The protagonist, Samuel Andresen-Anderson, is sort of a wimpy character; he has fallen behind on his book deal and was once thought to be the next greatest up-and-coming writer. He teaches as an adjunct professor (alas) at a local college to students who try to convince him they should be allowed to plagiarize. (Seriously, the scenes with Laura Potsdam are a work of art in and of themselves—a bit unconventional in style, but wholly realistic satire).

Hill based Samuel, and the other characters in the book, on real figures, including himself; apparently, he even had to reassure his family that the book was indeed fictional, even if it did seem uncannily familiar. This lends the characters a great degree of depth to them. They have their individual personality quirks that make them seem like real human beings, flaws and all. Samuel isn’t necessarily the most likeable, but he certainly can be relatable; ditto for the rest of the cast—including Pwnage, Samuel’s gamer buddy, and Faye, whose upbringing is familiar to anyone who has grown up in the confines of a small town and a claustrophobic family with unsettled trauma.
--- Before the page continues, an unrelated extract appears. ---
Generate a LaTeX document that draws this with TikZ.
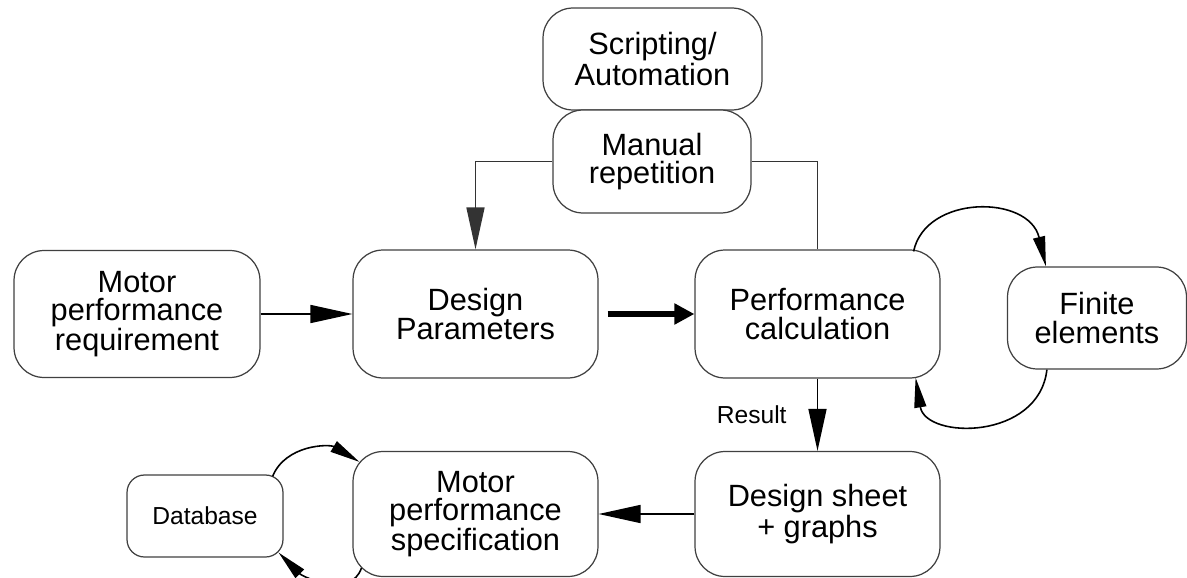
\documentclass[tikz,border=0pt]{standalone}
\usepackage{fontspec}
\setmainfont{Liberation Sans}
\usetikzlibrary{arrows.meta,positioning,calc}

\begin{document}
\begin{tikzpicture}[
  x=0.02cm, y=-0.02cm,
  font=\fontsize{17.5}{16}\selectfont,
  n/.style={draw=black!75, line width=0.7pt, rounded corners=0.6cm,
            align=center, inner sep=2pt, fill=white,
            minimum width=4.9cm, minimum height=2.56cm},
  sm/.style={n, rounded corners=0.35cm, font=\fontsize{14}{14}\selectfont,
             minimum width=3.12cm, minimum height=1.64cm},
  e/.style={-{Triangle[length=8.4mm, width=3.6mm]}, line width=0.9pt},
  eb/.style={-{Triangle[length=4mm, width=4mm]}, line width=3.4pt},
  lp/.style={-{Triangle[length=6mm, width=2.4mm]}, line width=0.9pt},
  ln/.style={line width=0.7pt, draw=black!80},
  lbl/.style={font=\fontsize{14}{14}\selectfont, inner sep=1.5pt}]

% pixel grid of the page: 1187 x 578, y runs downwards
\useasboundingbox (0,0) rectangle (1187,578);
\clip (0,0) rectangle (1187,578);

\node[n, minimum width=4.38cm, minimum height=2.04cm] (scr) at (652.5,59)
      {Scripting/\\Automation};
\node[n, minimum width=3.96cm, minimum height=2.06cm] (man) at (652,161.5)
      {Manual\\repetition};

\node[n, minimum width=4.92cm, minimum height=2.54cm] (req) at (137,314)
      {Motor\\performance\\requirement};
\node[n] (par) at (475.5,314) {Design\\Parameters};
\node[n] (prf) at (817.5,314) {Performance\\calculation};
\node[n, minimum width=3.58cm, minimum height=2.04cm] (fem) at (1097,318)
      {Finite\\elements};

\node[sm] (db) at (205,516) {Database};
\node[n, minimum height=2.5cm] (spc) at (475.5,514)
      {Motor\\performance\\specification};
\node[n, minimum height=2.5cm] (sht) at (817.5,514)
      {Design sheet\\+ graphs};

\draw[ln, e] (man.west) -| (par.north);
\draw[ln] (man.east) -| (prf.north);
\draw[e] (req.east) -- (par.west);
\draw[eb, shorten <=1.8mm] (par.east) -- (prf.west);
\draw[e] (prf.south) -- node[lbl, left=0.55cm] {Result} (sht.north);
\draw[e] (sht.west) -- (spc.east);

% --------------------------------------------------------------- loops ---
\draw[lp] ($(prf.north east)+(-27,2)$) .. controls +(12,-57) and +(-17,-72)
      .. ($(fem.north west)+(39,0)$);
\draw[lp] ($(fem.south west)+(40,0)$) .. controls +(-8,71) and +(10,62)
      .. ($(prf.south east)+(-25,-1)$);
\draw[lp] ($(db.north east)+(-11,2)$) .. controls +(13,-32) and +(-30,-18)
      .. ($(spc.north west)+(7,11)$);
\draw[lp] ($(spc.south west)+(9,-9)$) .. controls +(-10,30) and +(25,25)
      .. ($(db.south east)+(-5,-5)$);

\end{tikzpicture}
\end{document}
The plot is epic in scope and starts all the way back at Faye’s father immigrating to the United States from Norway. We eventually end up in modern times and find ourselves, along with Samuel, unraveling this mysterious family history. Initially, it may seem disjointed with the initial scene, which shows Faye’s ‘protest’ and subsequent arrest; but Hill manages to weave these disparate strands together beautifully in a way that makes complete sense.

Then there is also the matter of Samuel’s own childhood lost love and what led him to make the choices he did—and to have settled for his current station in life, which is something that brings him great dissatisfaction. We see these broiling questions intersect with those of his mother’s past, and Hill suggests, in a way, that no matter how much we might like, we are inevitably tied to our family’s history. (I know, it gives me no great joy to accept that, either.) In a book this length, you have to be a skilled writer to keep my attention sustained, especially when there are as many moving pieces here as a shogi board. Hill achieved this to great effect and does so seamlessly.

As I’ve hinted, the novel contains some interesting and well-developed thematic concerns, such as family history, inherited trauma, the nature of memory and remembrance, and what shapes our knowledge of person, to name a few. It also touches on the idea of agency, and to what degree we are responsible for our current state of affairs (as opposed to the actions of others). One of the central issues in the novel is that Samuel’s idea of his mother is but a fraction of who she really is, and in large part, his discovery of the rest of his mother’s identity is integral to his own self-understanding. I don’t know how he does it, but Hill manages to craft a narrative that ties together these wide-ranging themes in a way that just… clicked. Nothing is drawn out or overly bearing; Hill understands that he can show subtle hints or signs and trust the reader to figure out the connections. Kudos.

This is undoubtedly contemporary literary fiction at its best, and I can see why Nathan Hill has become a respected author so quickly after this novel was published. It is so grand in scope that I initially didn’t believe it would come together at the end… but it does. And for the time I was reading it, I was entirely gripped by this story; it is one I am glad to own (thanks to a giveaway, no less). If you are at all curious about the novel, give it a go; I am pretty sure it is hard to resist the alluring call of The Nix. (Also, kudos to Hill for choosing such an enigmatic yet intriguing symbol—the Nix, or Nixe, is one of my favorite Germanic myths. Interestingly, “Nix” is masculine whereas “Nixe” is feminine; one has to wonder who the Nix/Nixe in this story may be—and there are multiple possibilities.)

Disclaimer: Thank you to Goodreads and Vintage for providing me with a complimentary copy of this book, which I received in a Goodreads Giveaway. My review reflects only my honest opinions.

Favorite quotes:
※ ‘The things you love the most will one day hurt you the worst.’
※ ‘Because one thing she’s learned through all this is that if a new beginning is really new, it will feel like a crisis. Any real change should make you feel, at first, afraid. If you’re not afraid of it, then it’s not real change.’
※ ‘You never even decided your life would be this way—it’s simply the way life has become. You’ve been carved out by the things that have happened to you. Like how the canyon can’t tell the river which way to shape it. It just allows itself to be cut.’
※ ‘Everyone loves a prodigy [...]. Prodigies get us off the hook for living ordinary lives. We can tell ourselves we're not special because we weren't born with it, which is a great excuse.’